We know this to be good news, the Gospel itself. He is risen, a phrase sung and chanted and shouted every hour of this day around the world, a word of hope and comfort for the Church. But for the women it is just an incredibly strange thing to say. He is not here, this they know, and they are troubled and perplexed by the fact. But through the fog of their grief and exhaustion, these strangers are apparently speaking nonsense. Until…
“Remember how he told you, while he was still in Galilee, that the Son of Man must be handed over to sinners, and be crucified, and on the third day rise again.” Remember what he told you, the messengers say. Remember what he promised.
Then they remembered his words. The empty tomb perplexed them, the dazzling messengers frightened them, but the memory of Jesus’s voice breaks through their sorrow and confusion and brings clarity in an instant. They remembered his words, and returning from the tomb, they told this to the eleven and to all the rest.
Even when the world is dark, and confusing, even when terror takes hold and death appears to have won, the words remain true. He is not here but has risen. To the other disciples, these words seemed an idle tale, unbelievable. They do not remember his words, do not remember the promises of Jesus. But these words are true nonetheless. He keeps his promises. The women remember, and it is in remembering that their faith is founded and restored. It is in remembering their faith that our own faith finds a foothold when all other foundations crumble.

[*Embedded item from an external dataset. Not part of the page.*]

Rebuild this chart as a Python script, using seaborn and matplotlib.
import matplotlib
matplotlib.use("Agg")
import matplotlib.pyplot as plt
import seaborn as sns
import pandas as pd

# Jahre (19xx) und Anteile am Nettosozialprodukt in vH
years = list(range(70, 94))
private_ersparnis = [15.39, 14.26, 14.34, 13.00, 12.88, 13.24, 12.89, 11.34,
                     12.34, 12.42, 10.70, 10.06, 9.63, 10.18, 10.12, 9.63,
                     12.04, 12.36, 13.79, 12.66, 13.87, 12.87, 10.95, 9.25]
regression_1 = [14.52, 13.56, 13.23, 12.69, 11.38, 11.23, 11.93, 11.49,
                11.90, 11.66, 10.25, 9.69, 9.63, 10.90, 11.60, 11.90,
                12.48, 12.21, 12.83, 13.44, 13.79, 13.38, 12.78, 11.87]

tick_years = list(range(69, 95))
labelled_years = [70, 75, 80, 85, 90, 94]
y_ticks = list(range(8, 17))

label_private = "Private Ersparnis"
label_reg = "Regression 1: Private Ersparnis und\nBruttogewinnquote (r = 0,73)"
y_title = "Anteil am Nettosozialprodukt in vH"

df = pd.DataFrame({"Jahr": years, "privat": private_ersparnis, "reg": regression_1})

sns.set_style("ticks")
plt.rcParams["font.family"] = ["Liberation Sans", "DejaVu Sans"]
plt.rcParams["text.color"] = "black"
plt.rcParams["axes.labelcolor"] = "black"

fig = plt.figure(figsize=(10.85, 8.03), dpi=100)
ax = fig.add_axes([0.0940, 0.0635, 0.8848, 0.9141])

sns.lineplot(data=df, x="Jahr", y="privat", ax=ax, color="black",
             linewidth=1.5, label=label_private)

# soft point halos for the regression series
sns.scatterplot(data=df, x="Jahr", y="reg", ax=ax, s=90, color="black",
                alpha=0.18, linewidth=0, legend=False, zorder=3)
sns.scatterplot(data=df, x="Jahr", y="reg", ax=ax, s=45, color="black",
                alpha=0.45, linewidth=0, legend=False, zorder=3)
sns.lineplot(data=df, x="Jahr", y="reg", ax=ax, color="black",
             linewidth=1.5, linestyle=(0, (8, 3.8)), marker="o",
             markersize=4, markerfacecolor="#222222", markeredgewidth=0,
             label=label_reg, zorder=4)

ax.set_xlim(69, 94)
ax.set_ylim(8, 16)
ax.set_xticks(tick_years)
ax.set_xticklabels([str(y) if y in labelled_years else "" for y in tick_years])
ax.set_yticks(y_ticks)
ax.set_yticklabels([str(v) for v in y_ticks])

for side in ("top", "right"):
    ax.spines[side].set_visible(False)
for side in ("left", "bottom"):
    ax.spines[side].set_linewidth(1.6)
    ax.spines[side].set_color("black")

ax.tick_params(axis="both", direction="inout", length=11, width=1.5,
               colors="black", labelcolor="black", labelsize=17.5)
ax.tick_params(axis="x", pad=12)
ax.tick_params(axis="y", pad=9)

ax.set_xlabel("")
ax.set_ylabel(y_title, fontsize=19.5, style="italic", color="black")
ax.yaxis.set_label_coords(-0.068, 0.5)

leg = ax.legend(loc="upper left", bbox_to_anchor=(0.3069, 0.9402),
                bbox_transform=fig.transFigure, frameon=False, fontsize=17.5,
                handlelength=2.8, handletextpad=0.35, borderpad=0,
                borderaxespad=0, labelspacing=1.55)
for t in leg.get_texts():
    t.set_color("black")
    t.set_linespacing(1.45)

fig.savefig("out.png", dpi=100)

There are many who would say that it is all an idle tale. That we have progressed beyond the need for such childish stories, that the Bible is just another collection of myths and legends, fairy tales from a different time. There are those who say the resurrection is merely symbolic, or a lie perpetuated by the disciples to cover a failed revolution, and that we are clinging to fantasy. When people say these things about us, we are in good company. The first witnesses of the resurrection were not believed by most of the people they told, not at first. But they kept telling the story of what they had seen, what they knew to be true. And that truth changed everything.
There is a prayer in the prayerbook that I love, it is said at ordinations and on Good Friday. O God of unchangeable power and eternal light: Look favorably on your whole Church, that wonderful and sacred mystery; by the effectual working of your providence, carry out in tranquility the plan of salvation; let the whole world see and know that things which were cast down are being raised up, and things which had grown old are being made new, and that all things are being brought to their perfection by him through whom all things were made. If ever a dazzling messenger asked me to remember, to remember what God has promised me, the words that Jesus said, I think it would sound a little like that. Things which were cast down are being raised up. Things which had grown old are being made new. All things are being brought to their perfection by him through whom all things were made. He is not here, he who was cast down. He is risen, and with him all of us are being raised up. We must no longer look for the living among the dead, for things which had grown old are being made new. All things are being brought to their perfection, just as he said. Praise be to God, Alleluia, Alleluia.